The material below holds pictures; leave them out and reproduce exactly the lines from the one with "Write the Plotly code for this chart." through the one with "W, H = 688, 624", inclusive.

→ Material provided:
---*---

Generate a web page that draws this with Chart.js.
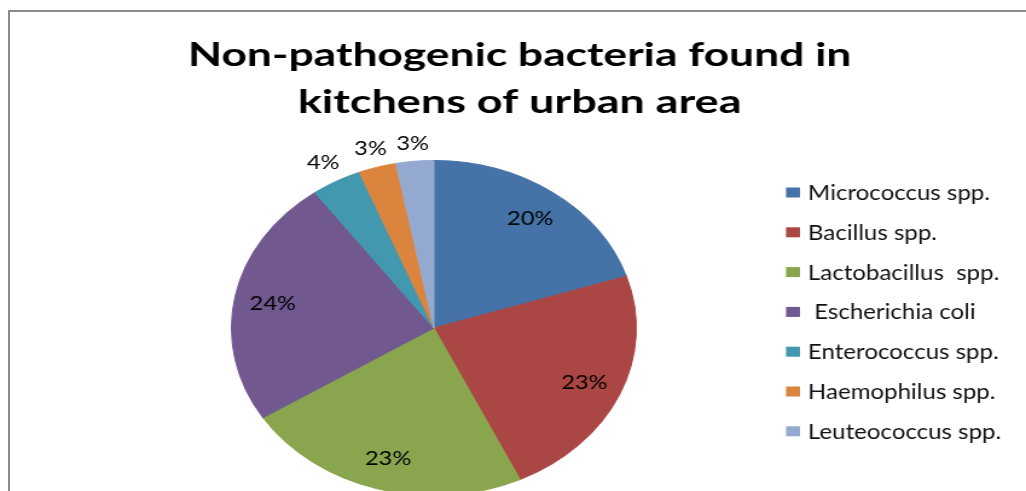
<!DOCTYPE html>
<html>
<head>
<meta charset="utf-8">
<script src="https://cdn.jsdelivr.net/npm/chart.js@4.4.1/dist/chart.umd.min.js"></script>
<style>
  html, body { margin: 0; padding: 0; background: #fff; overflow: hidden; }
  #wrap { position: relative; width: 1026px; height: 491px; overflow: hidden; }
  #frame { position: absolute; left: 8px; top: 10px; width: 1100px; height: 600px;
           border-left: 2px solid #8a8a8a; border-top: 2px solid #8a8a8a; }
  /* whole chart is drawn on a narrower canvas and stretched sideways */
  #pie { position: absolute; left: 0; top: 0; transform-origin: 0 0; transform: scaleX(1.2085); }
</style>
</head>
<body>
<div id="wrap">
  <div id="frame"></div>
  <canvas id="pie" width="849" height="520"></canvas>
</div>
<script>
const titleLines = ["Non-pathogenic bacteria found in", "kitchens of urban area"];
const categories = ["Micrococcus spp.", "Bacillus spp.", "Lactobacillus  spp.", " Escherichia coli",
                    "Enterococcus spp.", "Haemophilus spp.", "Leuteococcus spp."];
const shares = [20, 23, 23, 24, 4, 3, 3];
const sliceColors = ["#4572A7", "#AA4643", "#89A54E", "#71588F", "#4198AF", "#DB843D", "#93A9CF"];

const FONT = "Lato, 'Open Sans', sans-serif";

// draw text squeezed/stretched to a given width
function fitText(ctx, text, x, y, width, align) {
  const w = ctx.measureText(text).width;
  ctx.save();
  ctx.translate(x, y);
  ctx.scale(width / w, 1);
  ctx.textAlign = align;
  ctx.fillText(text, 0, 0);
  ctx.restore();
}

const titlePlugin = {
  id: "titleText",
  afterDraw(chart) {
    const ctx = chart.ctx;
    ctx.save();
    ctx.fillStyle = "#000";
    ctx.textBaseline = "alphabetic";
    ctx.font = `bold 32px ${FONT}`;
    fitText(ctx, titleLines[0], 430, 66, 549, "center");
    fitText(ctx, titleLines[1], 430, 113, 367, "center");
    ctx.restore();
  }
};

const legendPlugin = {
  id: "sideLegend",
  afterDraw(chart) {
    const ctx = chart.ctx;
    ctx.save();
    ctx.font = `20.5px ${FONT}`;
    ctx.textBaseline = "alphabetic";
    const k = 150.6 / ctx.measureText(categories[0]).width;
    const cap = ctx.measureText("M").actualBoundingBoxAscent;
    categories.forEach((name, i) => {
      const cy = 192.5 + i * 39.8;
      ctx.fillStyle = sliceColors[i];
      ctx.fillRect(650.4, cy - 5, 11.6, 10);
      ctx.fillStyle = "#111";
      const w = ctx.measureText(name).width;
      fitText(ctx, name, 668.6, cy + cap / 2, w * k, "left");
    });
    ctx.restore();
  }
};

const labelPlugin = {
  id: "sliceLabels",
  afterDatasetsDraw(chart) {
    const ctx = chart.ctx;
    const meta = chart.getDatasetMeta(0);
    ctx.save();
    ctx.font = `19.5px ${FONT}`;
    ctx.fillStyle = "#000";
    ctx.textAlign = "center";
    ctx.textBaseline = "alphabetic";
    meta.data.forEach((arc, i) => {
      const { x, y, startAngle, endAngle, outerRadius } =
        arc.getProps(["x", "y", "startAngle", "endAngle", "outerRadius"], true);
      const mid = (startAngle + endAngle) / 2;
      const text = shares[i] + "%";
      const m = ctx.measureText(text);
      const h = m.actualBoundingBoxAscent;
      const cos = Math.cos(mid), sin = Math.sin(mid);
      let d;
      if (shares[i] >= 10) {
        d = outerRadius * 0.81;
      } else {
        // small slices get their label outside the rim
        d = outerRadius + 9 + Math.abs(cos) * m.width / 2 + Math.abs(sin) * (h + 2) / 2;
      }
      ctx.fillText(text, x + cos * d, y + sin * d + h / 2);
    });
    ctx.restore();
  }
};

new Chart(document.getElementById("pie"), {
  type: "pie",
  data: {
    labels: categories,
    datasets: [{
      data: shares,
      backgroundColor: sliceColors,
      borderColor: sliceColors,
      borderWidth: 1
    }]
  },
  options: {
    responsive: false,
    devicePixelRatio: 1,
    animation: false,
    events: [],
    layout: { padding: { left: 191, right: 322, top: 160, bottom: 24 } },
    plugins: {
      legend: { display: false },
      title: { display: false },
      tooltip: { enabled: false }
    }
  },
  plugins: [labelPlugin, legendPlugin, titlePlugin]
});
</script>
</body>
</html>
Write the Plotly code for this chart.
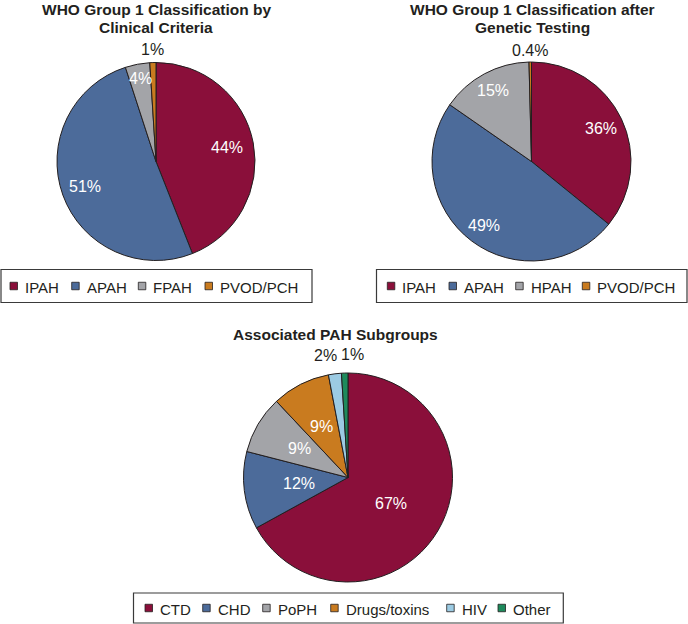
import math
import plotly.graph_objects as go

# ---- data ----
clin_labels = ["IPAH", "APAH", "FPAH", "PVOD/PCH"]
clin_values = [44, 51, 4, 1]

gen_labels = ["IPAH", "APAH", "HPAH", "PVOD/PCH"]
gen_values = [36, 49, 15, 0.4]

assoc_labels = ["CTD", "CHD", "PoPH", "Drugs/toxins", "HIV", "Other"]
assoc_values = [67, 12, 9, 9, 2, 1]

titles = [["WHO Group 1 Classification by", "Clinical Criteria"],
          ["WHO Group 1 Classification after", "Genetic Testing"],
          ["Associated PAH Subgroups"]]

MAROON = "#8a0f3a"
BLUE = "#4c6b9a"
GRAY = "#a3a4a8"
ORANGE = "#c97b1f"
LBLUE = "#9ccbe3"
GREEN = "#1e8a5c"
DARK = "#231f20"
FONT = "Liberation Sans, Arial, sans-serif"

W, H = 688, 624

# layout (pixels): pie centre, radius, label radial factors, label x nudges, title, legend box & item positions
pies = [
    dict(labels=clin_labels, values=clin_values, colors=[MAROON, BLUE, GRAY, ORANGE],
         cx=156, cy=161.5, r=99, lr=[0.73, 0.76, 0.85, 1.13], nudge=[0, 0, 0, 0],
         inside=[True, True, True, False], tx=156, ty=[9.5, 27.5],
         box=(1, 312, 269.5, 302.5), items=[10, 71.7, 138.3, 205]),
    dict(labels=gen_labels, values=gen_values, colors=[MAROON, BLUE, GRAY, ORANGE],
         cx=531.5, cy=161.5, r=99.5, lr=[0.77, 0.8, 0.81, 1.12], nudge=[0, 0, 0, 0],
         inside=[True, True, True, False], tx=532, ty=[9.5, 27.5],
         box=(376.5, 687, 269.5, 302.5), items=[387.3, 449, 515.7, 582.3]),
    dict(labels=assoc_labels, values=assoc_values, colors=[MAROON, BLUE, GRAY, ORANGE, LBLUE, GREEN],
         cx=348, cy=477.5, r=104.5, lr=[0.48, 0.47, 0.54, 0.55, 1.18, 1.18], nudge=[0, 0, 0, 0, -7, 8],
         inside=[True, True, True, True, False, False], tx=335, ty=[334.5],
         box=(133.5, 563.3, 593, 623), items=[145, 202.7, 262.7, 330.7, 446.7, 498]),
]
LEG_FS = 15
SQ = 7.5


def fmt(v):
    return f"{v:g}%"


def px(x):
    return x / W


def py(y):
    return 1 - y / H


fig = go.Figure()
shapes = []
annotations = []

for k, p in enumerate(pies):
    cx, cy, r = p["cx"], p["cy"], p["r"]
    fig.add_trace(go.Pie(
        labels=p["labels"], values=p["values"], sort=False, direction="clockwise", rotation=0,
        textinfo="none", hovertemplate="%{label}: %{percent}<extra></extra>",
        marker=dict(colors=p["colors"], line=dict(color=DARK, width=1)),
        domain=dict(x=[px(cx - r), px(cx + r)], y=[py(cy + r), py(cy - r)]),
        showlegend=False,
    ))
    # slice labels at each slice's mid angle
    total = sum(p["values"])
    cum = 0
    for v, f, ins, nd in zip(p["values"], p["lr"], p["inside"], p["nudge"]):
        theta = 2 * math.pi * (cum + v / 2) / total
        cum += v
        x = cx + f * r * math.sin(theta)
        y = cy - f * r * math.cos(theta)
        annotations.append(dict(text=fmt(v), x=px(x), y=py(y), xref="paper", yref="paper",
                                showarrow=False, xanchor="center", yanchor="middle", xshift=nd,
                                font=dict(size=16, family=FONT, color="white" if ins else DARK)))
    # titles
    for line, ty in zip(titles[k], p["ty"]):
        annotations.append(dict(text=f"<b>{line}</b>", x=px(p["tx"]), y=py(ty), xref="paper", yref="paper",
                                showarrow=False, xanchor="center", yanchor="middle",
                                font=dict(size=15.5, family=FONT, color=DARK)))
    # legend box
    bx0, bx1, by0, by1 = p["box"]
    ly = (by0 + by1) / 2
    shapes.append(dict(type="rect", xref="paper", yref="paper", x0=px(bx0), x1=px(bx1),
                       y0=py(by1), y1=py(by0), line=dict(color="#3a3a3a", width=1.2),
                       fillcolor="white", layer="below"))
    for lab, col, sx in zip(p["labels"], p["colors"], p["items"]):
        shapes.append(dict(type="rect", xref="paper", yref="paper", x0=px(sx), x1=px(sx + SQ),
                           y0=py(ly + SQ / 2), y1=py(ly - SQ / 2),
                           line=dict(color=DARK, width=0.8), fillcolor=col))
        annotations.append(dict(text=lab, x=px(sx + SQ + 7.5), y=py(ly + 1.5), xref="paper", yref="paper",
                                showarrow=False, xanchor="left", yanchor="middle", xshift=-2,
                                font=dict(size=LEG_FS, family=FONT, color=DARK)))

fig.update_layout(
    width=W, height=H, margin=dict(l=0, r=0, t=0, b=0),
    paper_bgcolor="white", plot_bgcolor="white",
    font=dict(family=FONT, color=DARK),
    shapes=shapes, annotations=annotations, showlegend=False,
)

fig.write_html("out.html", config={"displayModeBar": False},
               post_script="document.body.style.margin='0';")
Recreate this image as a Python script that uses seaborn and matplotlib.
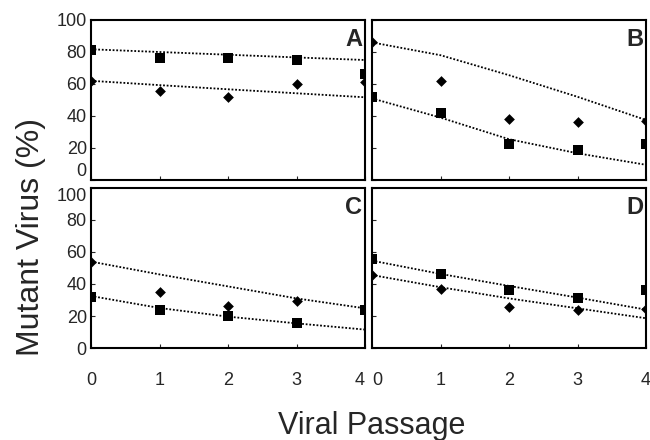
import numpy as np
import pandas as pd
import matplotlib
matplotlib.use("Agg")
import matplotlib.pyplot as plt
import seaborn as sns

# Dados (% de vírus mutante por passagem viral)
passage = [0, 1, 2, 3, 4]
panels = ["A", "B", "C", "D"]

a_square = [81, 76.5, 76, 75, 66.5]
a_diamond = [62, 55.5, 52, 60, 61.5]
a_fit_square = [81.7, 80, 78.3, 76.6, 75]
a_fit_diamond = [62, 59.3, 56.7, 54.2, 51.7]

b_square = [52, 42, 22.5, 19, 22.5]
b_diamond = [86, 62, 38, 36, 37]
b_fit_square = [51, 39, 25.5, 16.7, 9.5]
b_fit_diamond = [86, 78, 65.5, 52, 37.5]

c_square = [32, 24, 20, 15.5, 23.5]
c_diamond = [54, 35, 26, 29.5, 24]
c_fit_square = [32.5, 25, 19.6, 15.4, 11.5]
c_fit_diamond = [54, 46, 38.5, 31, 24.8]

d_square = [55.5, 46, 36, 31, 36.5]
d_diamond = [45.5, 37, 25.5, 23.5, 24.5]
d_fit_square = [54.6, 46.3, 38.8, 31.5, 24]
d_fit_diamond = [45.6, 38, 31, 24.8, 18.6]

dados = {
    "A": (a_square, a_diamond, a_fit_square, a_fit_diamond),
    "B": (b_square, b_diamond, b_fit_square, b_fit_diamond),
    "C": (c_square, c_diamond, c_fit_square, c_fit_diamond),
    "D": (d_square, d_diamond, d_fit_square, d_fit_diamond),
}

sns.set_style("ticks", {"xtick.direction": "in", "ytick.direction": "in"})
plt.rcParams['font.family'] = ['Liberation Sans', 'DejaVu Sans']

fig = plt.figure(figsize=(6.5, 4.4), dpi=100)
W, H = 650, 440
boxes = {"A": (91, 20), "B": (372, 20), "C": (91, 188), "D": (372, 188)}
aw, ah = 274, 160

for p in panels:
    x0, y0 = boxes[p]
    ax = fig.add_axes([x0 / W, (H - y0 - ah) / H, aw / W, ah / H])
    sq, di, fsq, fdi = dados[p]
    df = pd.DataFrame({"passage": passage, "square": sq, "diamond": di,
                       "fit_square": fsq, "fit_diamond": fdi})

    sns.lineplot(data=df, x="passage", y="fit_square", ax=ax, color="black",
                 lw=1.3, linestyle=(0, (1, 1)))
    sns.lineplot(data=df, x="passage", y="fit_diamond", ax=ax, color="black",
                 lw=1.3, linestyle=(0, (1, 1)))
    sns.scatterplot(data=df, x="passage", y="square", ax=ax, marker="s",
                    s=60, color="black", edgecolor="black", linewidth=0)
    sns.scatterplot(data=df, x="passage", y="diamond", ax=ax, marker="D",
                    s=30, color="black", edgecolor="black", linewidth=0)

    ax.set_xlim(0, 4)
    ax.set_ylim(0, 100)
    ax.set_xticks(passage)
    ax.set_yticks([0, 20, 40, 60, 80, 100])
    ax.set_xlabel("")
    ax.set_ylabel("")
    ax.tick_params(length=3, width=0.8, labelsize=13, pad=3)
    if p in ("B", "D"):
        ax.set_yticklabels([])
    if p in ("A", "B"):
        ax.set_xticklabels([])
    else:
        ax.tick_params(axis="x", pad=17)
    # rótulos extremos afastados para não se sobreporem
    if p == "A":
        ax.get_yticklabels()[0].set_va("bottom")
    if p == "C":
        ax.get_yticklabels()[-1].set_va("top")
        ax.get_xticklabels()[-1].set_ha("right")
    if p == "D":
        ax.get_xticklabels()[0].set_ha("left")
    for s in ax.spines.values():
        s.set_linewidth(1.5)
        s.set_color("black")
    ax.text(0.99, 0.95, p, transform=ax.transAxes, ha="right", va="top",
            fontsize=17, fontweight="bold")

fig.text(31 / W, 1 - 237 / H, "Mutant Virus (%)", rotation=90,
         ha="center", va="center", fontsize=23)
fig.text(372 / W, 1 - 426 / H, "Viral Passage", ha="center", va="center",
         fontsize=22)

fig.savefig("out.png", dpi=100)
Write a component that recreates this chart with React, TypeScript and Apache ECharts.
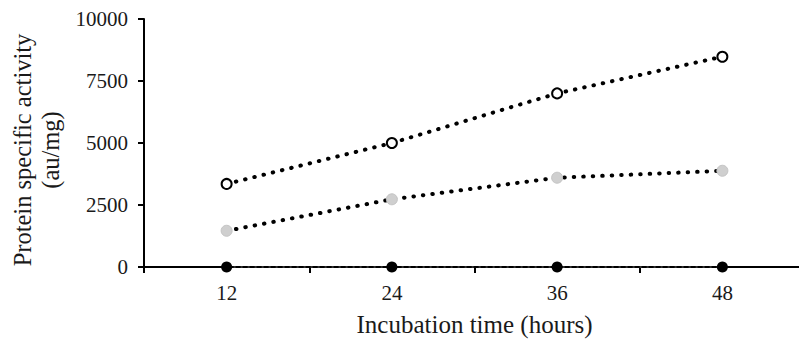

---*---

→ Exercise output:
Write the Plotly code for this chart.
import math
import plotly.graph_objects as go

# ---- data ----
clin_labels = ["IPAH", "APAH", "FPAH", "PVOD/PCH"]
clin_values = [44, 51, 4, 1]

gen_labels = ["IPAH", "APAH", "HPAH", "PVOD/PCH"]
gen_values = [36, 49, 15, 0.4]

assoc_labels = ["CTD", "CHD", "PoPH", "Drugs/toxins", "HIV", "Other"]
assoc_values = [67, 12, 9, 9, 2, 1]

titles = [["WHO Group 1 Classification by", "Clinical Criteria"],
          ["WHO Group 1 Classification after", "Genetic Testing"],
          ["Associated PAH Subgroups"]]

MAROON = "#8a0f3a"
BLUE = "#4c6b9a"
GRAY = "#a3a4a8"
ORANGE = "#c97b1f"
LBLUE = "#9ccbe3"
GREEN = "#1e8a5c"
DARK = "#231f20"
FONT = "Liberation Sans, Arial, sans-serif"

W, H = 688, 624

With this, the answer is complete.